-- START OF SUPPLIED RECORDS --

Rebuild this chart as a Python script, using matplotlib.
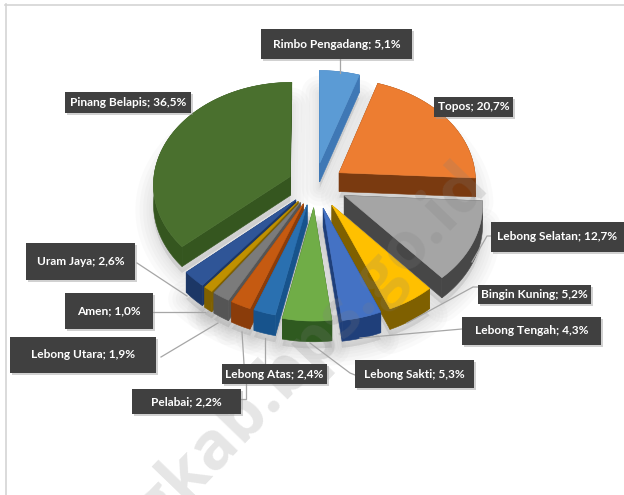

-- END OF SUPPLIED RECORDS --
-- START OF SUPPLIED RECORDS --

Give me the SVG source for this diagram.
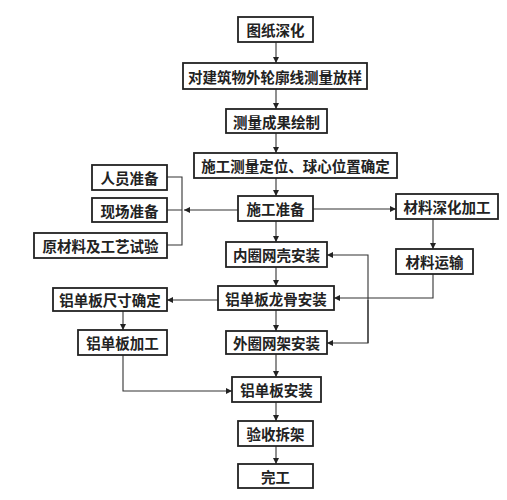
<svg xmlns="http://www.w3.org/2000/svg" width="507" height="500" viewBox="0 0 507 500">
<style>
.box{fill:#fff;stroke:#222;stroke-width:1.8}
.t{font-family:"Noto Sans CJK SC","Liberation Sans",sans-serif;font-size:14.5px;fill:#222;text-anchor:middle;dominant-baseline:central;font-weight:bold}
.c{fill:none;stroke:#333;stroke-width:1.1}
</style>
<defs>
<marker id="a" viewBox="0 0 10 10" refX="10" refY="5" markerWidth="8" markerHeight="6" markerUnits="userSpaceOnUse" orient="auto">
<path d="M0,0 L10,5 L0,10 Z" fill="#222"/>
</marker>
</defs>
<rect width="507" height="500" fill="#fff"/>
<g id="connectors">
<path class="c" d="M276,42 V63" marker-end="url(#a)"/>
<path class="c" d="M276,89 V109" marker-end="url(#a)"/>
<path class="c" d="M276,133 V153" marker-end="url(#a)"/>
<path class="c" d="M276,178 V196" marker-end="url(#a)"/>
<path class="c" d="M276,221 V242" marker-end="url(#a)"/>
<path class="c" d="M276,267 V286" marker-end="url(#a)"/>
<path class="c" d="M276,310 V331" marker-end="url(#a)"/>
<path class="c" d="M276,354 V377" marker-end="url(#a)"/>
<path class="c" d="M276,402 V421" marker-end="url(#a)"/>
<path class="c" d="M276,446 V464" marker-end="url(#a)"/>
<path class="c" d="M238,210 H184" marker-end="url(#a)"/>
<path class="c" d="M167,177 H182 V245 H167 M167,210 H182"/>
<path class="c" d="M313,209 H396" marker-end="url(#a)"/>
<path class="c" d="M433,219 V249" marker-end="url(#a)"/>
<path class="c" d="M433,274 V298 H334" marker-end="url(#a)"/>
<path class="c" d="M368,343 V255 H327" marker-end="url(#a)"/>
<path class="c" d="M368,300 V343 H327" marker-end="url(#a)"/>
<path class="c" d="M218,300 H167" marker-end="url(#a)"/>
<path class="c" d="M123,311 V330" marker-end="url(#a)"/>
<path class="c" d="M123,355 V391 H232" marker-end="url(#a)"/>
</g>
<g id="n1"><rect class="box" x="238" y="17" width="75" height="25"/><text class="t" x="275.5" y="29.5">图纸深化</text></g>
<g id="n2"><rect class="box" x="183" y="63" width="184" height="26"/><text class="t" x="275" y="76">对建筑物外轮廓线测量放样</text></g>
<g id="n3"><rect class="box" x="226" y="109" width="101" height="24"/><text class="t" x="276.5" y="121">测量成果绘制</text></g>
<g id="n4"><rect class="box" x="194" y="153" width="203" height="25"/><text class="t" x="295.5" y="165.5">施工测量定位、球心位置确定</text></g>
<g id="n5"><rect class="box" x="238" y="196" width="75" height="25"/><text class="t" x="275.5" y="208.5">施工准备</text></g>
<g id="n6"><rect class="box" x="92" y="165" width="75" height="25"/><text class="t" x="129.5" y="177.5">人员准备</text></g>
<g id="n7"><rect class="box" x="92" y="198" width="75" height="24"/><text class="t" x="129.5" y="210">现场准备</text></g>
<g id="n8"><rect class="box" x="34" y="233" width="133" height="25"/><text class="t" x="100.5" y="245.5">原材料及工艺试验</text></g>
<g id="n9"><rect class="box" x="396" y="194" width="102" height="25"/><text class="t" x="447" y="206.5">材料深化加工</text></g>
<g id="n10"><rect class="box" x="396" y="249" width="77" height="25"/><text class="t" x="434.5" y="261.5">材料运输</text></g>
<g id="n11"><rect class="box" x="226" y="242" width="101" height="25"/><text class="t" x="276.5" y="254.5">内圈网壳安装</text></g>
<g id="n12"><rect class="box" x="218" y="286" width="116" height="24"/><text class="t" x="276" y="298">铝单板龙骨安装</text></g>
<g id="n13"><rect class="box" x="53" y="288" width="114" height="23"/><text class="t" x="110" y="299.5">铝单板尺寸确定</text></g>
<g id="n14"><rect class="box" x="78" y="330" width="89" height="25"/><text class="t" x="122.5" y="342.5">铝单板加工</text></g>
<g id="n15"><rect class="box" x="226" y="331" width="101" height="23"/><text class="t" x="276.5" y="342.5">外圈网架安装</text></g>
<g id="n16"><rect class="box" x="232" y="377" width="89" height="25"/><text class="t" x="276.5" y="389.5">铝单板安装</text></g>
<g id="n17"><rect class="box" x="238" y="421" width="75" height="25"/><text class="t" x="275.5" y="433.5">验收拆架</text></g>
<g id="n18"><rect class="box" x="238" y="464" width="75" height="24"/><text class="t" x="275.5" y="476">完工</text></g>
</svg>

-- END OF SUPPLIED RECORDS --
-- START OF SUPPLIED RECORDS --

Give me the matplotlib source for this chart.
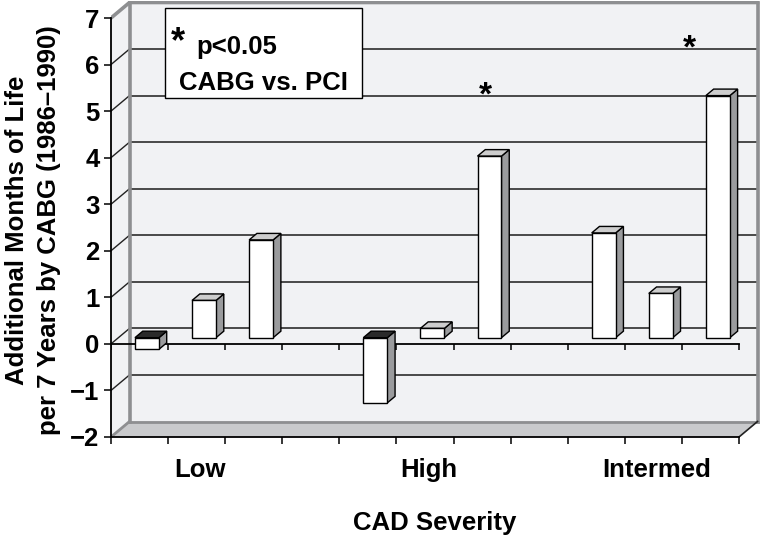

-- END OF SUPPLIED RECORDS --

◆ DIRECTIONS:
Search the data above for the word "matplotlib", then gather each line in which it appears.

◆ SOLUTION TO THE EXERCISE:
Rebuild this chart as a Python script, using matplotlib.
Give me the matplotlib source for this chart.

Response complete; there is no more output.